「逆説」の日本史、とは・・・?

私は歴史が好きだ。とくに中世が好きで室町中期からメジャーな戦国時代までが主で、小学生時代「漫画シリーズ」はよく読んだし、授業の「絵本作成」では室町6代将軍足利義教の強権政治を題材に扱っている。また中学以降は「中公文庫」の歴史シリーズ(最近復刊されている)がバイブルになっている。
それはともかく・・・・歴史好きには、大雑把にいえば2通りあると思う。①は出来ごとそのものが好きなパターン、②は「今を考える」ために知るパターン。勿論両方の場合もある。、特に戦国武将などは前者に当てはまる。いわゆる「マニア」もこの部類か。逆に後者はこれは歴史に限らずすべてがそうだし、またすべてが歴史のことともいえる。勿論私は両方好きだし、大人になってから後者の見方が増えてきた、とも思う。








そんなどうでもいい考えが浮かんだのは網野善彦石井進「米・百姓・天皇〜日本史の虚像のゆくえ〜」を読んでみてのこと。





網野善彦歴史学者だが、歴史というジャンルをこえた存在(だと思う)。まあ、ネットでの説明のが正確だと思うので・・・。
http://ja.wikipedia.org/wiki/%E7%B6%B2%E9%87%8E%E5%96%84%E5%BD%A6





この人がよく言っているのは例えば江戸時代の「士農工商」という考えは明治政府のつくった「虚像」である、ということ。というのはそもそも人々の仕事には海とか山とか、「農業」といってもいろんな仕事があるのにすべて「稲作農民」かのようなイメージを持たせているし、戸籍上も扱っているということ。まあ、この考え自体は前から知っていたが、他にも面白かったのは「皆さん日本列島に住んでいた人を『日本人』っていうけど違うのではないか。そうではなく日本の国制に組み込まれた人が『日本人』なのではないか」というものなど。






で、なぜその辺が面白かったのかといえばこの本が同じ歴史学者石井進氏との対談で進められているせいか、網野氏が「なぜ」そこをこだわるかを感じられた気がしたから。石井氏が「まあ、広義の意味でも農業、でもいいんじゃないですかね」的なことをいっても「それはだめなんです」。そこにあるこだわりとはなんなんだろう、と。

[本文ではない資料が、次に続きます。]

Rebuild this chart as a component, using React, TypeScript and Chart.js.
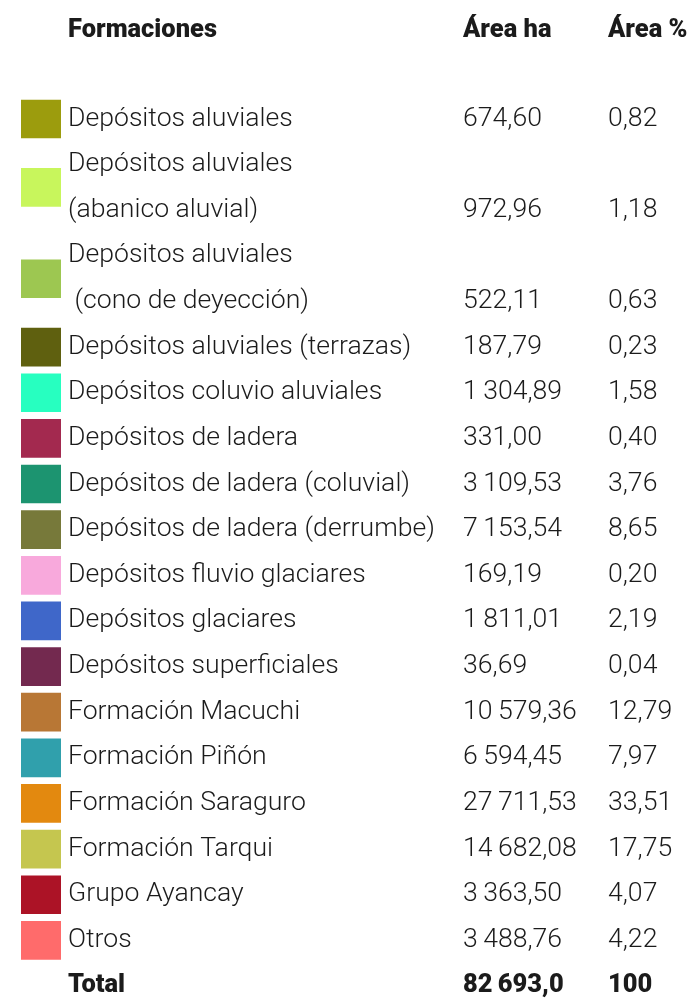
import React, { useEffect, useRef } from "react";
import { Chart, registerables } from "chart.js";

Chart.register(...registerables);

// ---------- data ----------
const encabezados: string[] = ["Formaciones", "Área ha", "Área %"];

const formaciones: string[][] = [
  ["Depósitos aluviales"],
  ["Depósitos aluviales", "(abanico aluvial)"],
  ["Depósitos aluviales", " (cono de deyección)"],
  ["Depósitos aluviales (terrazas)"],
  ["Depósitos coluvio aluviales"],
  ["Depósitos de ladera"],
  ["Depósitos de ladera (coluvial)"],
  ["Depósitos de ladera (derrumbe)"],
  ["Depósitos fluvio glaciares"],
  ["Depósitos glaciares"],
  ["Depósitos superficiales"],
  ["Formación Macuchi"],
  ["Formación Piñón"],
  ["Formación Saraguro"],
  ["Formación Tarqui"],
  ["Grupo Ayancay"],
  ["Otros"],
];

const areaHa: number[] = [
  674.6, 972.96, 522.11, 187.79, 1304.89, 331.0, 3109.53, 7153.54, 169.19,
  1811.01, 36.69, 10579.36, 6594.45, 27711.53, 14682.08, 3363.5, 3488.76,
];

const areaPct: number[] = [
  0.82, 1.18, 0.63, 0.23, 1.58, 0.4, 3.76, 8.65, 0.2, 2.19, 0.04, 12.79, 7.97,
  33.51, 17.75, 4.07, 4.22,
];

const colores: string[] = [
  "#9C9C0D", "#C8F65C", "#9DC751", "#5F600F", "#27FFC0", "#A3294F",
  "#1C9470", "#77793A", "#F8A9DC", "#3F67C9", "#73294F", "#B87735",
  "#30A0AC", "#E3890F", "#C5C64F", "#AC1326", "#FF6B6B",
];

const totalEtiqueta = "Total";
const totalHa = 82693.0;
const totalPct = 100;

// ---------- layout / style ----------
const W = 693;
const H = 1002;
const LINE_PX = 45.63;
const FIRST_LINE_Y = 119;
const HEADER_Y = 30;
const SWATCH_LEFT = 21;
const SWATCH_RIGHT = 61;
const TEXT_X = 68;
const HA_X = 463;
const PCT_X = 608;
const INK = "#1b1b1b";
const BODY_FONT = '300 26px Roboto, "Open Sans", Lato, sans-serif';
const BOLD_FONT = '900 26px Roboto, "Open Sans", Lato, sans-serif';

function fmt(v: number, d: number): string {
  const s = v.toFixed(d);
  const [i, dec] = s.split(".");
  const g = i.replace(/\B(?=(\d{3})+(?!\d))/g, "\u2009");
  return dec ? g + "," + dec : g;
}

// line index for each row
const rowStart: number[] = [];
{
  let acc = 0;
  formaciones.forEach((f) => {
    rowStart.push(acc);
    acc += f.length;
  });
}
const totalLine = rowStart[rowStart.length - 1] + formaciones[formaciones.length - 1].length;
const swatchCenter = formaciones.map((f, i) => rowStart[i] + (f.length - 1) / 2);
const valueLine = formaciones.map((f, i) => rowStart[i] + f.length - 1);
const headerLine = (HEADER_Y - FIRST_LINE_Y) / LINE_PX;
const yMin = -FIRST_LINE_Y / LINE_PX;
const yMax = yMin + H / LINE_PX;

const textPlugin = {
  id: "tablaTexto",
  afterDraw(chart: any) {
    const ctx: CanvasRenderingContext2D = chart.ctx;
    const y = chart.scales.y;
    ctx.save();
    ctx.fillStyle = INK;
    ctx.textBaseline = "middle";
    ctx.textAlign = "left";

    ctx.font = BODY_FONT;
    const sxBody = 367 / ctx.measureText("Depósitos de ladera (derrumbe)").width;
    ctx.font = BOLD_FONT;
    const sxBold = 149 / ctx.measureText("Formaciones").width;

    const draw = (t: string, x: number, py: number, font: string, sx: number) => {
      ctx.save();
      ctx.font = font;
      ctx.translate(x, py);
      ctx.scale(sx, 1);
      ctx.fillText(t, 0, 0);
      ctx.restore();
    };

    const hy = y.getPixelForValue(headerLine);
    draw(encabezados[0], TEXT_X, hy, BOLD_FONT, sxBold);
    draw(encabezados[1], HA_X, hy, BOLD_FONT, sxBold);
    draw(encabezados[2], PCT_X, hy, BOLD_FONT, sxBold);

    formaciones.forEach((lines, i) => {
      lines.forEach((ln, k) => {
        draw(ln, TEXT_X, y.getPixelForValue(rowStart[i] + k), BODY_FONT, sxBody);
      });
      const vy = y.getPixelForValue(valueLine[i]);
      draw(fmt(areaHa[i], 2), HA_X, vy, BODY_FONT, sxBody);
      draw(fmt(areaPct[i], 2), PCT_X, vy, BODY_FONT, sxBody);
    });

    const ty = y.getPixelForValue(totalLine);
    draw(totalEtiqueta, TEXT_X, ty, BOLD_FONT, sxBold);
    draw(fmt(totalHa, 1), HA_X, ty, BOLD_FONT, sxBold);
    draw(fmt(totalPct, 0), PCT_X, ty, BOLD_FONT, sxBold);
    ctx.restore();
  },
};

export default function App() {
  const ref = useRef<HTMLCanvasElement | null>(null);
  useEffect(() => {
    if (!ref.current) return;
    const chart = new Chart(ref.current, {
      type: "bar",
      data: {
        datasets: [
          {
            data: swatchCenter.map((c) => ({ x: 1, y: c })),
            backgroundColor: colores,
            borderWidth: 0,
            barThickness: 38,
          } as any,
        ],
      },
      options: {
        indexAxis: "y",
        responsive: false,
        animation: false,
        layout: {
          padding: { left: SWATCH_LEFT, right: W - SWATCH_RIGHT, top: 0, bottom: 0 },
        },
        scales: {
          x: { type: "linear", min: 0, max: 1, display: false, offset: false },
          y: {
            type: "linear",
            min: yMin,
            max: yMax,
            reverse: true,
            display: false,
            offset: false,
            grace: 0,
            grid: { offset: false },
          },
        },
        plugins: { legend: { display: false }, tooltip: { enabled: false } },
      },
      plugins: [textPlugin],
    });
    return () => chart.destroy();
  }, []);
  return (
    <div style={{ position: "absolute", left: 0, top: 0, width: W, height: H, background: "#fff" }}>
      <canvas ref={ref} width={W} height={H} style={{ display: "block" }} />
    </div>
  );
}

それに対する答えはうまく言えないがダメもとでいうならば「国の制度ができて、それに当てはまらない部分は消されていく、また差別される、ということへの思い」ではないだろうか。そこで今で例えるならこんな例が、と言えればいいのだがそこは不勉強のためやめとくが、なんとなくそんな気がする。東北や北海道(蝦夷アイヌ)、沖縄(琉球)の歴史は勿論だが、我々が当たり前に習ってきた「弥生時代から稲作文化で・・・」も、事実の積み上げの部分だけでなく国の制度によるあとからの解釈の部分も多いこともしっかり考える必要もある。それが「逆説の日本史」というものだろう。「信長を殺したのはホントは誰か」なんてどうでもいいのだ。それは「湯けむり殺人事件シリーズ」的なものにまかせておけばいい。




とはいえ・・・先日「上杉景虎」という新刊がでてた。これぞ戦国マニア用でその前書きには「この本をお手に取る読者にはおわかりだと思うが、これは『上杉謙信景虎)』を扱ったものではなくその後継者争い『御館の乱』で上杉景勝に敗れた北条氏出身の『上杉景虎』に関する・・・」。「確かに知ってるけど、こんなん扱ってもそれほど歴史的意義なんかないだろう!」と思いつつ、ちょっと欲しくなった。これは老後に読むこととしよう(笑)。